After saluting the colors, we are ordered to the supply store, where we proceed without thinking about explanations. At least it will be warm in there. In the store, which has been set up in a large shed, the first two sections of our company have just been served, and are coming out with their arms loaded. When it’s my turn, I am given four boxes of sardines, stamped in France, two vegetable sausages wrapped in cellophane, a package of biscuits enriched with vitamins, two slabs of Swiss chocolate, some smoked lard, and a half pound of lump sugar. Four steps further on, another attendant piles onto my already encumbered arms a waterproof ground sheet, a pair of socks, and a pair of woolen gloves. At the door one more item is added: a cloth packet inscribed FIELD KIT: FIRST AID. In the falling rain, I rejoin my group, which is clustered around an officer crouched on the back of a truck. He is well protected in his long coat of gray-green leather, and seems to be waiting for the entire company to assemble. When he judges that everyone has arrived, he begins to speak. He talks so quickly that I have a hard time understanding what he says.

“You will be leaving this billet to convoy several military trains to a more advanced post. You have just been issued with supplies for eight days, which you will now include in your equipment. You will assemble in twenty minutes. Now get ready.”

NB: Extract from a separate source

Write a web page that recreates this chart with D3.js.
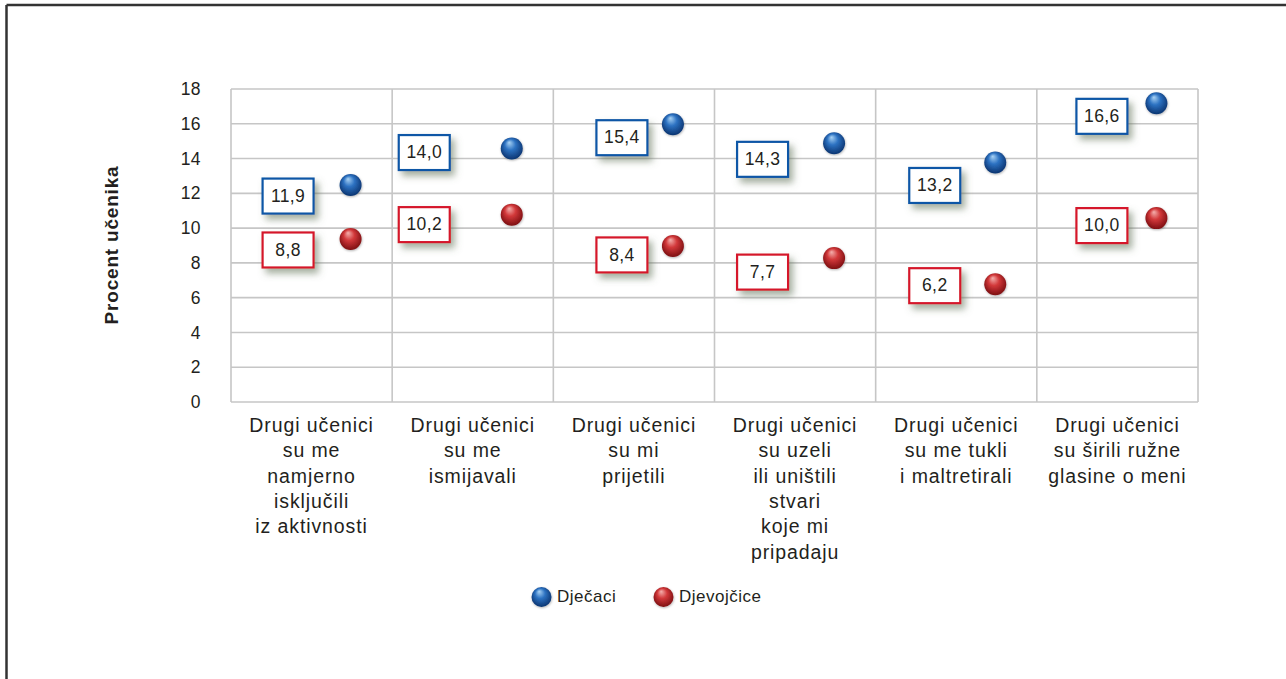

Quickly, silent with anxiety, we return to our quarters and gather together our possessions. As I fasten my pack to my back, my neighbor in the next bed asks: “How long will we be gone?”

“Don’t know.”

“I just wrote to my parents and asked them to send me some books.”

“The P.O. will forward your package.”

At that moment Hals, my enormous friend, hits me across the back. “At last we’ll see some Russians,” he shouts, grinning sardonically.

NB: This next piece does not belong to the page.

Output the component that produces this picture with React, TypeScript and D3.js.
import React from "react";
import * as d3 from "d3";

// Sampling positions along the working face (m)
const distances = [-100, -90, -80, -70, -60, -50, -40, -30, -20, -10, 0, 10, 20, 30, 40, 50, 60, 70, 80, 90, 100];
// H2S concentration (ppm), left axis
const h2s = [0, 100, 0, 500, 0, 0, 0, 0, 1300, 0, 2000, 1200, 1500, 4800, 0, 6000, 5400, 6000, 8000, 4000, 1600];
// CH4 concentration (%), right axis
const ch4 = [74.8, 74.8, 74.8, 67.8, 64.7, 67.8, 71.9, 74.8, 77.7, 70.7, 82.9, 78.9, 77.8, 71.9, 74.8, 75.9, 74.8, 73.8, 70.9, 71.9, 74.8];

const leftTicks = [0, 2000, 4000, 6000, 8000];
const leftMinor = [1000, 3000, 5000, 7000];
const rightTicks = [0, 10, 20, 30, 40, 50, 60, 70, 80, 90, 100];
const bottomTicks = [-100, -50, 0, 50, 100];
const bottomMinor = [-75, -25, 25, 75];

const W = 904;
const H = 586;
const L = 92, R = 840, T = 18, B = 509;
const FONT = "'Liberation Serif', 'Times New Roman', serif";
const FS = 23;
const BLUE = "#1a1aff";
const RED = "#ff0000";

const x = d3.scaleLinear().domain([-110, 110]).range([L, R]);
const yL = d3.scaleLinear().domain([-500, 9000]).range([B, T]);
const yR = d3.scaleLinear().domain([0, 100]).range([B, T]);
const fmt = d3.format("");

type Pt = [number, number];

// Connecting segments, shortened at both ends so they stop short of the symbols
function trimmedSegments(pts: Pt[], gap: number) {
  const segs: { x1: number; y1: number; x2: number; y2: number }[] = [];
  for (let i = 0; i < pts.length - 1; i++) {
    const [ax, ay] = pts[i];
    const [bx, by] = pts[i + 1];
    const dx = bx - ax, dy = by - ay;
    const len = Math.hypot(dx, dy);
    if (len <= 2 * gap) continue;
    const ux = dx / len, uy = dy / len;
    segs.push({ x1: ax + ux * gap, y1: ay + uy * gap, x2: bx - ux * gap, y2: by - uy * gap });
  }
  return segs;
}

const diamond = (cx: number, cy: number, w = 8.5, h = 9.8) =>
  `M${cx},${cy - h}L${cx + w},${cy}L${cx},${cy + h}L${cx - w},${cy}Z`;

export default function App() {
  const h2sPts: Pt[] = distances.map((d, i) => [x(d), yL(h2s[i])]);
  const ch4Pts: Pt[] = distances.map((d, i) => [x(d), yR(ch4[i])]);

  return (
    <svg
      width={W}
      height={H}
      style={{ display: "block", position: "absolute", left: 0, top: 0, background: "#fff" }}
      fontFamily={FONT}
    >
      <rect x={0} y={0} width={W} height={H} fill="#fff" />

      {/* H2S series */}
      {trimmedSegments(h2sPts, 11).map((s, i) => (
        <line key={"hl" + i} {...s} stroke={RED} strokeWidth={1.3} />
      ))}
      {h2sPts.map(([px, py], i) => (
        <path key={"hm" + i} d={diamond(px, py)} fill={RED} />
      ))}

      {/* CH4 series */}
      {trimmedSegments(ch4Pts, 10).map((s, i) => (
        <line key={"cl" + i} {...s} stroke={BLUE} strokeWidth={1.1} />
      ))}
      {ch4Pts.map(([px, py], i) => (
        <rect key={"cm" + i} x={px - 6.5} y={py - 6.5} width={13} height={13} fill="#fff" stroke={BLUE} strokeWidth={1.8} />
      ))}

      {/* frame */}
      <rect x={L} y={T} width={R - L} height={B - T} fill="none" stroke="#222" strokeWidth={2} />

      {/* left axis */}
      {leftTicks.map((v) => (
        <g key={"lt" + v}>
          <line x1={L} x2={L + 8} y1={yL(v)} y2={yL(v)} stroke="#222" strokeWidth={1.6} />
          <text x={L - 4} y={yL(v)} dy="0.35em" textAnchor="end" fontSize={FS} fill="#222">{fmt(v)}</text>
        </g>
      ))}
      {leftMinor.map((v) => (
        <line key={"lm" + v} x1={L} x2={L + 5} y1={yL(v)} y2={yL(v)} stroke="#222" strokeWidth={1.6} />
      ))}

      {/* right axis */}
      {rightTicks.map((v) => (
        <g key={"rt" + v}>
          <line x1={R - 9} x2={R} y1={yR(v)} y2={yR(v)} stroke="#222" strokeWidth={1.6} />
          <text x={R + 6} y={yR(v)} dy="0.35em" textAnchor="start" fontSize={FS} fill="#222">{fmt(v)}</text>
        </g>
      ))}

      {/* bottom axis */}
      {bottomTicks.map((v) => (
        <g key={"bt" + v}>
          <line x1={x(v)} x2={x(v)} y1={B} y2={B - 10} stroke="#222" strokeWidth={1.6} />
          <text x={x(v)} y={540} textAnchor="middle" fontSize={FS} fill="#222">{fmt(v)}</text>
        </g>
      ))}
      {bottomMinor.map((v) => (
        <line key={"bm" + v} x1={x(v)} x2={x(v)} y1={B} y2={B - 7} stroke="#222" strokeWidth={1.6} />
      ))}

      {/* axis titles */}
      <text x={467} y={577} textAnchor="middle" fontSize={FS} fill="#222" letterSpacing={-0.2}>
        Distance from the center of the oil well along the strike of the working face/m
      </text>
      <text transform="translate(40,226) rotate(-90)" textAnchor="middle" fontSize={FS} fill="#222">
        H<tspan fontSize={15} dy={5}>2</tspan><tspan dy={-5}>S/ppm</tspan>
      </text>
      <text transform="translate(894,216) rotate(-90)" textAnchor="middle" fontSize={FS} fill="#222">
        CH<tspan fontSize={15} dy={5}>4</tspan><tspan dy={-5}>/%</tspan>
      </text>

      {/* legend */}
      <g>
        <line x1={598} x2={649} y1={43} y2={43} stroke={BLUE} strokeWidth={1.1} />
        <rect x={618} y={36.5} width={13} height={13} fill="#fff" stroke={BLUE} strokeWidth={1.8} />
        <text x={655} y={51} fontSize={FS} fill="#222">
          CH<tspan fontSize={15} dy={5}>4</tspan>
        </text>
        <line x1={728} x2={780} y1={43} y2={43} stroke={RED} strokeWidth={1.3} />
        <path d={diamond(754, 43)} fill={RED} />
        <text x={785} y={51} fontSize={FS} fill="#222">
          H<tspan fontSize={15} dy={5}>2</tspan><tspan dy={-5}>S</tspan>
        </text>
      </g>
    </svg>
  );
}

I sense that he is trying to build up his nerve. In reality everyone feels considerable emotion. Despite our perfect innocence, the idea of war terrifies us.

Once more we find ourselves standing in the courtyard in that damned rain. We are each given a registered Mauser and twenty-five cartridges. I don’t know if it’s a reaction to receiving these arms, but I notice that everyone is turning pale. Certainly we can all be excused for this: no one in the company is more than eighteen. I myself won’t be seventeen for another two and a half months. The lieutenant notices our confusion, and to raise our spirits reads us the latest Wehrmacht communiqué. Von Paulus is on the Volga, von Richthofen is near Moscow, and the Anglo-Americans have suffered great losses in their attempts to bomb the cities and towns of the Reich. Our officer seems reassured by our answering cries of “Sieg Heil.” The entire 19th Company stands at attention in front of the flag.

Laus, our feldwebel, is there, also helmeted and fully equipped. At his side he carries a long automatic in a black leather sheath, which gleams in the rain. We are all silent. The order to move out sounds like the abrupt blast of an express train’s whistle: “Achtung! Rechts um. Raus!”

In threes, we leave the place which was home during our first army experiences. We cross the stone bridge for the last time, and set off down the road which brought us here a month and a half ago.

I look back several times at the imposing gray mass of the ancient Polish castle which I shall never see again, and would have succumbed to melancholy if the presence of my comrades had not raised my spirits. We arrive at Bialystok, a sea of green uniforms, and march to the station.

PART ONE

RUSSIA

Autumn, 1943

1. TOWARD STALINGRAD

Minsk — Kiev — Baptism of Fire — Kharkov

We were standing beside a long railway convoy. We had been ordered to stack our guns on the tracks and take off our packs. The time was somewhere between twelve noon and one o’clock. Laus was munching on something he had taken from his pack. His face, although scarcely attractive, had grown familiar to us, even reassuring. As though his action were some kind of signal, we all took out our food, some immediately devouring the equivalent of two meals. Laus noticed this, but contented himself with a brief comment: “All right, go ahead, gobble it all down. But there won’t be another distribution before the week is over.”

Although we all felt as if we’d eaten only half of what we really needed to assuage our giant appetites, we also felt a little bit warmer. By this time we had been waiting in the cold for more than two hours, and it was beginning to get the better of us. We tramped up and down, joking and stamping our feet. Some, who had paper, wrote letters, but my fingers were too numb, and I contented myself with observation. Trains loaded with war materiel were continuously passing through the station, which had turned into a vast bottleneck, with cars backed up for at least six hundred yards. Everything seemed very badly organized, with convoys moving out, only to be shuttled onto other sections of track, where other companies brought from God knows where were being kept waiting as we were. People were always moving out of the way to let a train go by, only to see it a few minutes later headed in the opposite direction. What a mess!

The train we were leaning against seemed to have been immobilized for eternity. Perhaps it would have been bitter if it had never left.

To give myself some exercise, I hoisted myself up as high as the air holes in the carriages. Instead of cattle, the train was filled with munitions.

By this time we had been in the station for four hours, and felt frozen. It grew colder as it grew dark, and to kill time we plunged once more into our provisions. Although it was already quite dark, traffic continued, dimly lit. Laus was beginning to look as though he had had enough. With his cap pulled down over his ears, and his collar turned up, he was tramping up and down for warmth; he must have covered at least ten miles. We had formed a small group of friends from Chemnitz, which wasn’t to break up until much later: Lensen, Olensheim, and Hals, three Germans who spoke French as badly as I spoke German; Morvan, an Alsatian; Uterbeick, an Austrian, as dark and curly as an Italian dancer, who eventually dissociated himself from our group; and me, a Franco-German. Among the six of us, we were making progress in both languages, except for that damned Uterbeick, who never stopped humming Italian love songs under his breath. These plaintive melodies sounded out of place and totally foreign to ears more accustomed to Wagner than to Italian composers, especially those lamentations of an abandoned Neapolitan swain.